*EXERCISE DESCRIPTION*: Return the whole listing, keeping every character the same.

BEGIN AVAILABLE DATA

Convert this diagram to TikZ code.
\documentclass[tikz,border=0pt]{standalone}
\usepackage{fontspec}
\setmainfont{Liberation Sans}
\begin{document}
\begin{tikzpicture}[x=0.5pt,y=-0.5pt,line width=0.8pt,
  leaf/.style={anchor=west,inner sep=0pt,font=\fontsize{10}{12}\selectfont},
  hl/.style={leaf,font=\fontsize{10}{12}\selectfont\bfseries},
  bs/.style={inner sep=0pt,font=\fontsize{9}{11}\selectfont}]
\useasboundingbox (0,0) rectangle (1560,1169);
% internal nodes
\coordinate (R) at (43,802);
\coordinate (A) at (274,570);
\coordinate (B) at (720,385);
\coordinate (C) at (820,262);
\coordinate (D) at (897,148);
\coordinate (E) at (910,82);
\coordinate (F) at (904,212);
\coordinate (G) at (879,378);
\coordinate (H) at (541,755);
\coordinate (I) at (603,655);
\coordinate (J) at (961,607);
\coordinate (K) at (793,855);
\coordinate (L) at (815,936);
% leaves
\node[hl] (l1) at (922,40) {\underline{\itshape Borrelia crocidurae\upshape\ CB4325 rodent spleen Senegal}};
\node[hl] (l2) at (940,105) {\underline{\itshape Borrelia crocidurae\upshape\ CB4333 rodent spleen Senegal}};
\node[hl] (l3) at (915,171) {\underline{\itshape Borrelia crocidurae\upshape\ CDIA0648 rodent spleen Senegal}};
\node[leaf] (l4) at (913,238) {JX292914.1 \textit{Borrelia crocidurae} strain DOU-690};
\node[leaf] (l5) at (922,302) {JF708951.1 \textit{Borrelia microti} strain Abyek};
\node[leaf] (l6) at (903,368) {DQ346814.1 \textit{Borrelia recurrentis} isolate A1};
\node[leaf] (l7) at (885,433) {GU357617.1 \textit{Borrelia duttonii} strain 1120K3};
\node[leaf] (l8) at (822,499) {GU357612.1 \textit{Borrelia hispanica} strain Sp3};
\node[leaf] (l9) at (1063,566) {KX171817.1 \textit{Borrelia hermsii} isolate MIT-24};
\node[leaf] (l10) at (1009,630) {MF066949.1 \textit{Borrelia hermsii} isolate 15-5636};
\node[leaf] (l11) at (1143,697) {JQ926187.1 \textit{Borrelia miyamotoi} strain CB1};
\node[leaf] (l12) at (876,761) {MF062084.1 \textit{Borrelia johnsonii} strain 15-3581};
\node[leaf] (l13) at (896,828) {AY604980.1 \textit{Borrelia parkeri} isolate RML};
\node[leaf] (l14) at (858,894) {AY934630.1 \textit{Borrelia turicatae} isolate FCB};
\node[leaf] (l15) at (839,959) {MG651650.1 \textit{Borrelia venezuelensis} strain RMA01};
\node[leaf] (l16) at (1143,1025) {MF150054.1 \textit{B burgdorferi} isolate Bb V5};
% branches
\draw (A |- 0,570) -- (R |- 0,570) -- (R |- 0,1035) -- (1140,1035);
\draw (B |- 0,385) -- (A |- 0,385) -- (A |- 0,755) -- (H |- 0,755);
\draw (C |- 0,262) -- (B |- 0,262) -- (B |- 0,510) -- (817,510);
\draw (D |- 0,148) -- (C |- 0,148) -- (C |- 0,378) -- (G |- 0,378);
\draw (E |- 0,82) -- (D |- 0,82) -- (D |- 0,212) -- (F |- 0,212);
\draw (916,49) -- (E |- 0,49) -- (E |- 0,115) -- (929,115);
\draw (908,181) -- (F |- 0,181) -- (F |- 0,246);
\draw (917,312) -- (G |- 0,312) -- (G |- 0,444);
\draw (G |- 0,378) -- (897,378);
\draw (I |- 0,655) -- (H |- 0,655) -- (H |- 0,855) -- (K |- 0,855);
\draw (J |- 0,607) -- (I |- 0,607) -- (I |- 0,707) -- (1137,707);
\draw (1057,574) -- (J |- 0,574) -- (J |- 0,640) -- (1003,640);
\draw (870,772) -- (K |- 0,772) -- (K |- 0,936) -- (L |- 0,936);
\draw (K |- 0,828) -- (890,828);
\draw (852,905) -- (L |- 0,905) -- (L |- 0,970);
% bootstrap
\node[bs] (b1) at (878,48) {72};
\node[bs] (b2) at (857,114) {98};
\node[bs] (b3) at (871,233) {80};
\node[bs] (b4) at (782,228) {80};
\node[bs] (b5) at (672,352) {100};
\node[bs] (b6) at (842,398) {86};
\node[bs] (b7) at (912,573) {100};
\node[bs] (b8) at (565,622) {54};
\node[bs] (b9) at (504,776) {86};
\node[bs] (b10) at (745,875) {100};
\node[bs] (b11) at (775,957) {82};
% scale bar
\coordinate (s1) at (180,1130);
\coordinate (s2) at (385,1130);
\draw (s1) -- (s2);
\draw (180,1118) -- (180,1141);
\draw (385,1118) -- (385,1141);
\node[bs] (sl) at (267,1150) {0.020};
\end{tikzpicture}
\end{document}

END AVAILABLE DATA

*RESULT*:
Convert this diagram to TikZ code.
\documentclass[tikz,border=0pt]{standalone}
\usepackage{fontspec}
\setmainfont{Liberation Sans}
\begin{document}
\begin{tikzpicture}[x=0.5pt,y=-0.5pt,line width=0.8pt,
  leaf/.style={anchor=west,inner sep=0pt,font=\fontsize{10}{12}\selectfont},
  hl/.style={leaf,font=\fontsize{10}{12}\selectfont\bfseries},
  bs/.style={inner sep=0pt,font=\fontsize{9}{11}\selectfont}]
\useasboundingbox (0,0) rectangle (1560,1169);
% internal nodes
\coordinate (R) at (43,802);
\coordinate (A) at (274,570);
\coordinate (B) at (720,385);
\coordinate (C) at (820,262);
\coordinate (D) at (897,148);
\coordinate (E) at (910,82);
\coordinate (F) at (904,212);
\coordinate (G) at (879,378);
\coordinate (H) at (541,755);
\coordinate (I) at (603,655);
\coordinate (J) at (961,607);
\coordinate (K) at (793,855);
\coordinate (L) at (815,936);
% leaves
\node[hl] (l1) at (922,40) {\underline{\itshape Borrelia crocidurae\upshape\ CB4325 rodent spleen Senegal}};
\node[hl] (l2) at (940,105) {\underline{\itshape Borrelia crocidurae\upshape\ CB4333 rodent spleen Senegal}};
\node[hl] (l3) at (915,171) {\underline{\itshape Borrelia crocidurae\upshape\ CDIA0648 rodent spleen Senegal}};
\node[leaf] (l4) at (913,238) {JX292914.1 \textit{Borrelia crocidurae} strain DOU-690};
\node[leaf] (l5) at (922,302) {JF708951.1 \textit{Borrelia microti} strain Abyek};
\node[leaf] (l6) at (903,368) {DQ346814.1 \textit{Borrelia recurrentis} isolate A1};
\node[leaf] (l7) at (885,433) {GU357617.1 \textit{Borrelia duttonii} strain 1120K3};
\node[leaf] (l8) at (822,499) {GU357612.1 \textit{Borrelia hispanica} strain Sp3};
\node[leaf] (l9) at (1063,566) {KX171817.1 \textit{Borrelia hermsii} isolate MIT-24};
\node[leaf] (l10) at (1009,630) {MF066949.1 \textit{Borrelia hermsii} isolate 15-5636};
\node[leaf] (l11) at (1143,697) {JQ926187.1 \textit{Borrelia miyamotoi} strain CB1};
\node[leaf] (l12) at (876,761) {MF062084.1 \textit{Borrelia johnsonii} strain 15-3581};
\node[leaf] (l13) at (896,828) {AY604980.1 \textit{Borrelia parkeri} isolate RML};
\node[leaf] (l14) at (858,894) {AY934630.1 \textit{Borrelia turicatae} isolate FCB};
\node[leaf] (l15) at (839,959) {MG651650.1 \textit{Borrelia venezuelensis} strain RMA01};
\node[leaf] (l16) at (1143,1025) {MF150054.1 \textit{B burgdorferi} isolate Bb V5};
% branches
\draw (A |- 0,570) -- (R |- 0,570) -- (R |- 0,1035) -- (1140,1035);
\draw (B |- 0,385) -- (A |- 0,385) -- (A |- 0,755) -- (H |- 0,755);
\draw (C |- 0,262) -- (B |- 0,262) -- (B |- 0,510) -- (817,510);
\draw (D |- 0,148) -- (C |- 0,148) -- (C |- 0,378) -- (G |- 0,378);
\draw (E |- 0,82) -- (D |- 0,82) -- (D |- 0,212) -- (F |- 0,212);
\draw (916,49) -- (E |- 0,49) -- (E |- 0,115) -- (929,115);
\draw (908,181) -- (F |- 0,181) -- (F |- 0,246);
\draw (917,312) -- (G |- 0,312) -- (G |- 0,444);
\draw (G |- 0,378) -- (897,378);
\draw (I |- 0,655) -- (H |- 0,655) -- (H |- 0,855) -- (K |- 0,855);
\draw (J |- 0,607) -- (I |- 0,607) -- (I |- 0,707) -- (1137,707);
\draw (1057,574) -- (J |- 0,574) -- (J |- 0,640) -- (1003,640);
\draw (870,772) -- (K |- 0,772) -- (K |- 0,936) -- (L |- 0,936);
\draw (K |- 0,828) -- (890,828);
\draw (852,905) -- (L |- 0,905) -- (L |- 0,970);
% bootstrap
\node[bs] (b1) at (878,48) {72};
\node[bs] (b2) at (857,114) {98};
\node[bs] (b3) at (871,233) {80};
\node[bs] (b4) at (782,228) {80};
\node[bs] (b5) at (672,352) {100};
\node[bs] (b6) at (842,398) {86};
\node[bs] (b7) at (912,573) {100};
\node[bs] (b8) at (565,622) {54};
\node[bs] (b9) at (504,776) {86};
\node[bs] (b10) at (745,875) {100};
\node[bs] (b11) at (775,957) {82};
% scale bar
\coordinate (s1) at (180,1130);
\coordinate (s2) at (385,1130);
\draw (s1) -- (s2);
\draw (180,1118) -- (180,1141);
\draw (385,1118) -- (385,1141);
\node[bs] (sl) at (267,1150) {0.020};
\end{tikzpicture}
\end{document}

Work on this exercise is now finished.